* [What the task asks] Repeat each record below exactly, dropping the pictures.

[Data in this exercise start]

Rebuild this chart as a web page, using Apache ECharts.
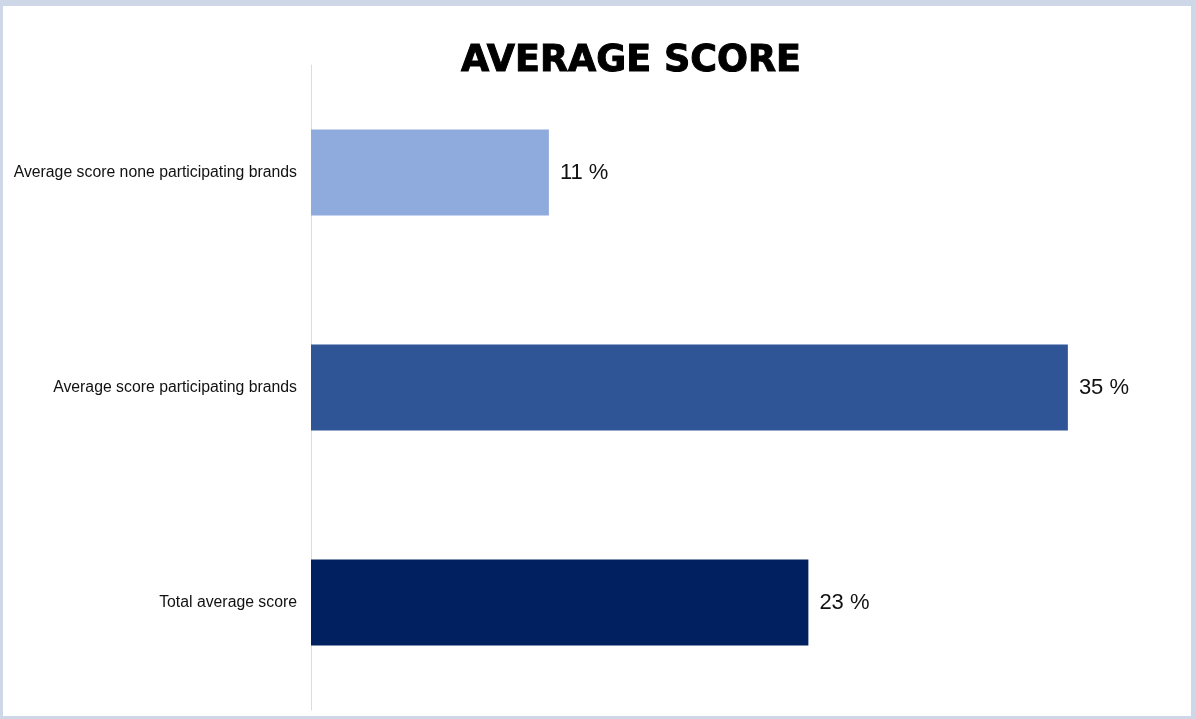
<!DOCTYPE html>
<html>
<head>
<meta charset="utf-8">
<script src="https://cdn.jsdelivr.net/npm/echarts@6/dist/echarts.min.js"></script>
<style>
  html, body { margin: 0; padding: 0; background: #fff; }
  #wrap { position: relative; width: 1196px; height: 719px; }
  #chart { position: absolute; left: 0; top: 0; width: 1196px; height: 719px; }
  #frame {
    position: absolute; left: 0; top: 0; width: 1196px; height: 719px;
    box-sizing: border-box; pointer-events: none;
    border-style: solid; border-color: #cdd7e7;
    border-width: 6px 5px 3px 3px;
  }
</style>
</head>
<body>
<div id="wrap">
  <div id="chart"></div>
  <div id="frame"></div>
</div>
<script>
// Categories listed top to bottom
const categories = [
  'Average score none participating brands',
  'Average score participating brands',
  'Total average score'
];
const scores = [11, 35, 23];
const barColors = ['#8faadc', '#2f5597', '#002060'];

const chart = echarts.init(document.getElementById('chart'), null, { renderer: 'canvas' });

chart.setOption({
  animation: false,
  backgroundColor: '#ffffff',
  title: {
    text: 'AVERAGE SCORE',
    left: 456,
    top: 38,
    textStyle: {
      fontFamily: 'DejaVu Sans, sans-serif',
      fontWeight: 'bold',
      fontSize: 36.5,
      color: '#000000',
      textBorderColor: '#000000',
      textBorderWidth: 1
    }
  },
  grid: { left: 311, top: 65, bottom: 9, width: 865, containLabel: false },
  xAxis: {
    type: 'value',
    min: 0,
    max: 40,
    show: false
  },
  yAxis: {
    type: 'category',
    inverse: true,
    data: categories,
    axisLine: { show: true, lineStyle: { color: '#dcdcdc', width: 1 } },
    axisTick: { show: false },
    axisLabel: {
      margin: 14,
      fontFamily: 'Liberation Sans, Arial, sans-serif',
      fontSize: 15.8,
      color: '#111111'
    }
  },
  series: [{
    type: 'bar',
    barWidth: 86,
    data: scores.map((v, i) => ({ value: v, itemStyle: { color: barColors[i] } })),
    label: {
      show: true,
      position: 'right',
      distance: 11,
      formatter: p => p.value + ' %',
      fontFamily: 'Liberation Sans, Arial, sans-serif',
      fontSize: 22,
      color: '#111111'
    }
  }]
});
</script>
</body>
</html>
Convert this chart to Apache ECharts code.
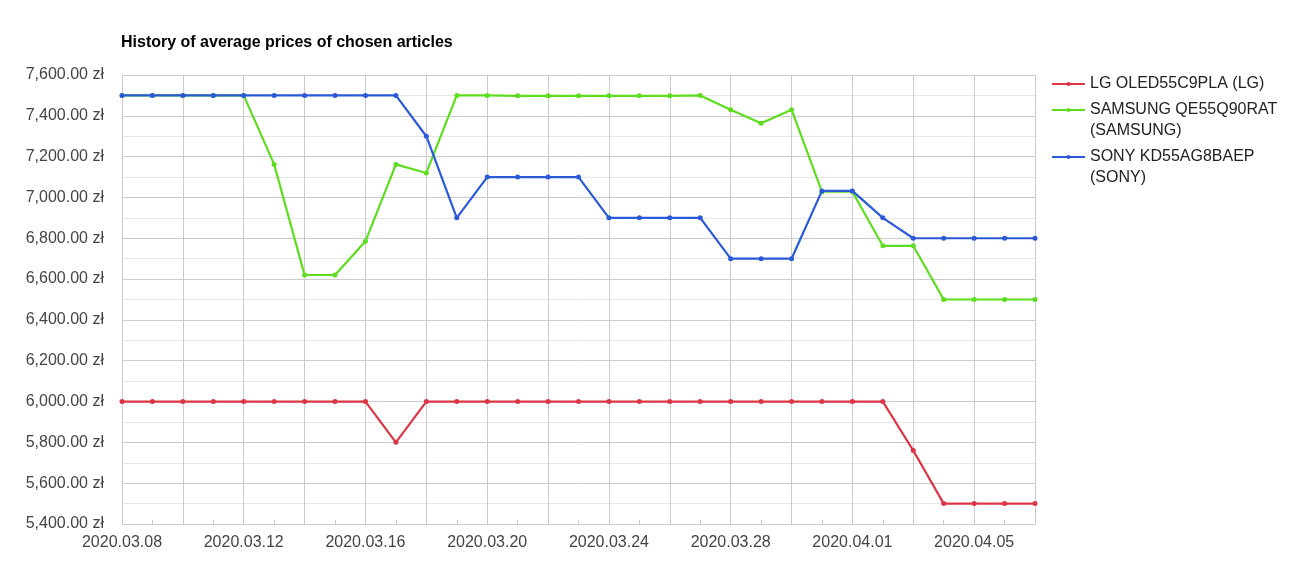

[Data in this exercise end]

* [Output of the task]
Rebuild this chart as a web page, using Apache ECharts.
<!DOCTYPE html>
<html>
<head>
<meta charset="utf-8">
<script src="https://cdn.jsdelivr.net/npm/echarts@6/dist/echarts.min.js"></script>
<style>
  html, body { margin: 0; padding: 0; background: #fff; }
  #wrap { position: relative; width: 1196px; height: 719px; }
  #chart { position: absolute; left: 0; top: 0; width: 1196px; height: 719px; }
  #frame {
    position: absolute; left: 0; top: 0; width: 1196px; height: 719px;
    box-sizing: border-box; pointer-events: none;
    border-style: solid; border-color: #cdd7e7;
    border-width: 6px 5px 3px 3px;
  }
</style>
</head>
<body>
<div id="wrap">
  <div id="chart"></div>
  <div id="frame"></div>
</div>
<script>
// Categories listed top to bottom
const categories = [
  'Average score none participating brands',
  'Average score participating brands',
  'Total average score'
];
const scores = [11, 35, 23];
const barColors = ['#8faadc', '#2f5597', '#002060'];

const chart = echarts.init(document.getElementById('chart'), null, { renderer: 'canvas' });

chart.setOption({
  animation: false,
  backgroundColor: '#ffffff',
  title: {
    text: 'AVERAGE SCORE',
    left: 456,
    top: 38,
    textStyle: {
      fontFamily: 'DejaVu Sans, sans-serif',
      fontWeight: 'bold',
      fontSize: 36.5,
      color: '#000000',
      textBorderColor: '#000000',
      textBorderWidth: 1
    }
  },
  grid: { left: 311, top: 65, bottom: 9, width: 865, containLabel: false },
  xAxis: {
    type: 'value',
    min: 0,
    max: 40,
    show: false
  },
  yAxis: {
    type: 'category',
    inverse: true,
    data: categories,
    axisLine: { show: true, lineStyle: { color: '#dcdcdc', width: 1 } },
    axisTick: { show: false },
    axisLabel: {
      margin: 14,
      fontFamily: 'Liberation Sans, Arial, sans-serif',
      fontSize: 15.8,
      color: '#111111'
    }
  },
  series: [{
    type: 'bar',
    barWidth: 86,
    data: scores.map((v, i) => ({ value: v, itemStyle: { color: barColors[i] } })),
    label: {
      show: true,
      position: 'right',
      distance: 11,
      formatter: p => p.value + ' %',
      fontFamily: 'Liberation Sans, Arial, sans-serif',
      fontSize: 22,
      color: '#111111'
    }
  }]
});
</script>
</body>
</html>
Convert this chart to Apache ECharts code.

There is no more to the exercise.